Char making is not a major argument against the WBT. The mere existence of the formula and the way the resulting number is presented as a proxy for fuel consumption is condemnation enough. But there are literally scores of other issues with the WBT which also have no bearing on char. The biggest of all is the high uncertainty of the result. It can’t be used to place stoves on tiers when the uncertainty is considered, which is has to be if it is to stand up to analysis as a test method. Don’t worry about the WBT. It is discredited without char production issues.

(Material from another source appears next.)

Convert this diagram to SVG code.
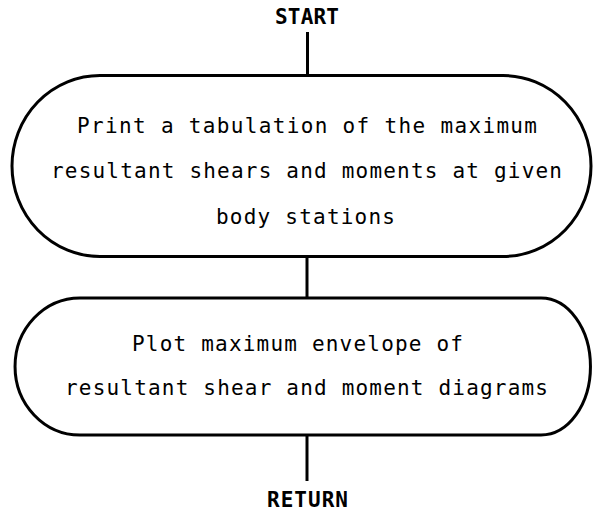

You need to worry about a proper descriptive name for a cooking+char efficiency metric. It is an efficiency because it is a ratio of energy benefits to energy cost.

>I would greatly appreciate some knowledgeable comments about how THOSE OTHER TESTS handle the issue of charcoal that is left in the stoves.   Is there some agreement between those many tests?

I think I have addressed that above. Virtually all test methods ignore char remaining. They do that because they treat all solid residue as a mechanical loss.

Agree on a name for your cooking+char efficiency number. We will use it. Don’t waste your time calling it the thermal efficiency. That term is allocated several times over. Remember it doesn’t cover all the energy in the solid residue, only a portion of it, the wanted and retained and recovered bit(s).